WASHINGTON (11/2/15)--Personal spending climbed 0.1% in September, a deceleration compared with August’s 4% increase, according to numbers released Friday by the Bureau of Economic Analysis (Economy.com Oct. 30).
A slowdown in disposable income growth drove the step back, falling to 0.1% growth after 0.4% the previous month. Furthermore, real disposable income growth slipped to 0.2% in September after climbing 0.4% the prior month.
The overall performance was the weakest since March.
“Private sector wages and salaries weighed the most on personal income growth last month,” said Bernard Yaros, Moody’s analyst (Economy.com). “The September jobs report had already telegraphed that nominal wages would be a considerable drag.”

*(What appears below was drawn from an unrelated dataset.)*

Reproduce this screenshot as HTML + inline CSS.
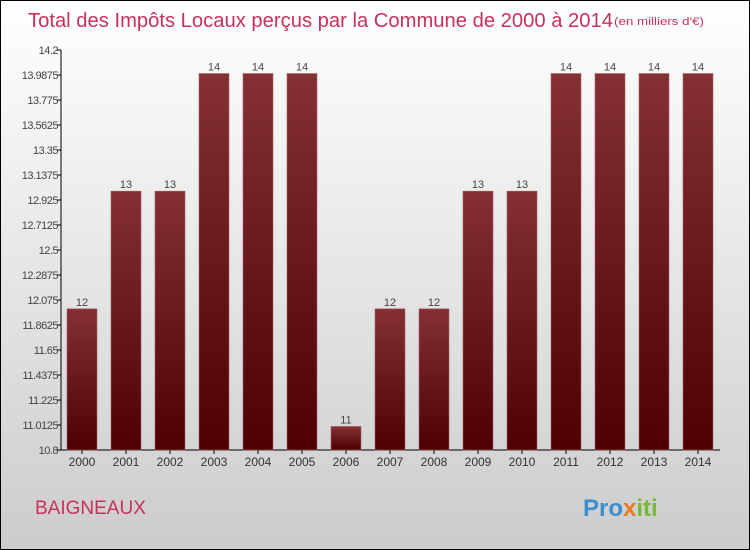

Yaros added that September’s labor income proxy--the product of average hourly earnings and hours worked for all private workers--dropped 0.2%, with hours worked fueling the declines. Hourly earnings were largely unchanged.
After plummeting nearly 5 points in September, meanwhile, consumer sentiment as tracked by the University of Michigan’s monthly consumer sentiment survey rebounded in October by 2.8 points.
The current economic conditions component stepped higher by 1.1 points for the month, though it fell fall short of initial projections for October’s final number.
“Confidence in the labor market has been shaken after a few months of weak job gains,” said Jeremy Cohn, Moody’s analyst (Economy.com). “Lousy wage growth has held back the sense of recovery that consumers have been looking for.”
Still, consumer expectations climbed 3.9 points in October.